Monday, 18 March 2013

80 Books No.17: My Dearest Jonah by Matthew Crow



On the surface of this, I was super jealous. Matthew Crow is the same age as me and is already onto his second published novel. I almost put it down out of a fit of temper and 'it-should-have-been-me'ness. This, however, would have been massively hypocritical of me, as I've not even finished the novel I started as part of my dissertation in 2007, so I can hardly complain when other 26-year-olds achieve more in their writing than I do.

So I put aside my jealousy and read the blurb and thought I'd quite enjoy it. It seemed the sort of slightly-quirky book I'd like, plus it only cost me £2, so what was to be lost?

The basic storyline is that Verity and Jonah get put in touch with each other via a pen-pal scheme. Jonah has been released from prison after a long incarceration, although their 'relationship' began before he was released. The story starts smack bang in the middle of their story, which is rather confusing although engaging. Over the course of the novel, they write letters to each other, detailing their increasingly bizarre lives.

I say increasingly bizarre, but perhaps that only truly applies to Verity. Jonah's story, of his past criminal allies catching up with him again, is certainly the stuff of Hollywood films and, just perhaps, a believable thing that might happen. Verity's story is something else, packed full of coincidences. It isn't completely clear how exactly Verity ends up in the situations she does, whereas Jonah's circumstances at least seem explained by his history.

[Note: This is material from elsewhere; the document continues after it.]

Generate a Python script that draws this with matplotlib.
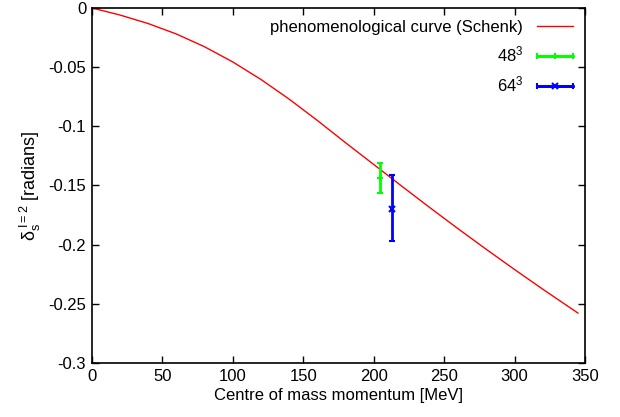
import numpy as np
import matplotlib.pyplot as plt
from matplotlib.legend_handler import HandlerErrorbar

plt.rcParams['font.family'] = ['Liberation Sans', 'DejaVu Sans']
plt.rcParams['mathtext.fontset'] = 'custom'
plt.rcParams['mathtext.rm'] = 'Liberation Sans'
plt.rcParams['mathtext.it'] = 'Liberation Sans'

# phenomenological curve (Schenk)
curve_x = [0, 20, 40, 60, 80, 100, 120, 140, 160, 180, 200, 220, 240, 260, 280, 300, 320, 345]
curve_y = [0, -0.0060, -0.0132, -0.0220, -0.0328, -0.0456, -0.0604, -0.0770, -0.0950, -0.1138,
           -0.1322, -0.1506, -0.1688, -0.1866, -0.2040, -0.2210, -0.2376, -0.2578]

# lattice points
p48_x = [204.7]
p48_y = [-0.1434]
p48_err = [[0.0129], [0.0127]]  # lower, upper

p64_x = [213.2]
p64_y = [-0.1696]
p64_err = [[0.0275], [0.0285]]

fig = plt.figure(figsize=(6.2, 4.17), dpi=100)
ax = fig.add_axes([0.148, 0.1295, 0.7955, 0.8515])

ax.plot(curve_x, curve_y, color='#ff0000', lw=1.0, label='phenomenological curve (Schenk)')

ax.errorbar(p48_x, p48_y, yerr=p48_err, color='#00ff00', marker='+', ms=5, mew=1.5,
            lw=2, capsize=2.5, capthick=1.5, ls='none')
ax.errorbar(p64_x, p64_y, yerr=p64_err, color='#0000ff', marker='x', ms=4, mew=1.5,
            lw=2, capsize=2.5, capthick=1.5, ls='none')

# proxies so the legend shows horizontal bars like gnuplot
ax.errorbar([np.nan], [np.nan], xerr=[1], color='#00ff00', marker='+', ms=5, mew=1.5,
            lw=2, capsize=2.5, capthick=1.5, label=r'$48^3$')
ax.errorbar([np.nan], [np.nan], xerr=[1], color='#0000ff', marker='x', ms=4, mew=1.5,
            lw=2, capsize=2.5, capthick=1.5, label=r'$64^3$')

ax.set_xlim(0, 350)
ax.set_ylim(-0.3, 0)
ax.set_xticks(np.arange(0, 351, 50))
ax.set_yticks([0, -0.05, -0.1, -0.15, -0.2, -0.25, -0.3])
ax.set_yticklabels(['0', '-0.05', '-0.1', '-0.15', '-0.2', '-0.25', '-0.3'])
ax.tick_params(direction='in', length=5, width=1, top=True, right=True, labelsize=12, pad=4)
for s in ax.spines.values():
    s.set_linewidth(1.2)

ax.set_xlabel('Centre of mass momentum [MeV]', fontsize=12, labelpad=3)
ax.set_ylabel(r'$\delta_s^{\,I=2}$ [radians]', fontsize=13, labelpad=4)

handles, labels = ax.get_legend_handles_labels()
ax.legend(handles, labels, loc='upper right', frameon=False, markerfirst=False,
          fontsize=12, handlelength=2.2, handletextpad=0.8, labelspacing=0.6,
          borderaxespad=0.3, handler_map={type(handles[1]): HandlerErrorbar(xerr_size=1.1)})

fig.savefig('out.png', dpi=100)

Their letters are long, and filled with self-indulgent flights of fancy. If Crow was aiming for these to come across as believable epistles, he completely fails: no one writes like this in real life. The most glaring thing to me was how neither of them really acknowledged the other's letter in much detail, beyond telling each other to 'be careful'. Instead, they went on narrating their lives in a way which would have fit much better in a straightforward first person narration. Indeed, why Crow felt the need to shoehorn two such diverging stories together when they almost never intersect is a little confusing. The letter device seemed largely superfluous and did not really help to tell the story in the way that the emails did in Dear Dylan.

There were beautiful passages of writing, which makes me wonder if Crow's debut novel, Ashes, is worth a read. I much preferred Jonah's narration, at least until the final pages, partially because I found Verity such a helpless drip. Towards the end, there was a suggestion that all that we had read was not perhaps true, and I wish this theme had been explored more because it's such an interesting concept: how much we actually present the truth about ourselves, and how much we paint a very different picture. This was probably left deliberately ambiguous, and maybe a re-read would reveal more of this theme, but on first glance, it's not especially well embedded.

The thing which wound me up the most, however, was the proliference of punctuation errors and typos throughout the book. This is published by an independent publisher, Legend Press, who seem to be an up and coming enterprise. Perhaps their small size can be blamed for these errors, but even so, it's sloppy proof-reading and copy-writing. If they want somebody to do it for them, I could be their girl!

I'm probably in a minority as this book was shortlisted for the 2012 Dylan Thomas Prize and people who know a lot more than I do about literature seemed to love it. As I say, it was generally well written and the story was quite engaging, but the structure of it seemed superfluous. I might try Ashes in the future.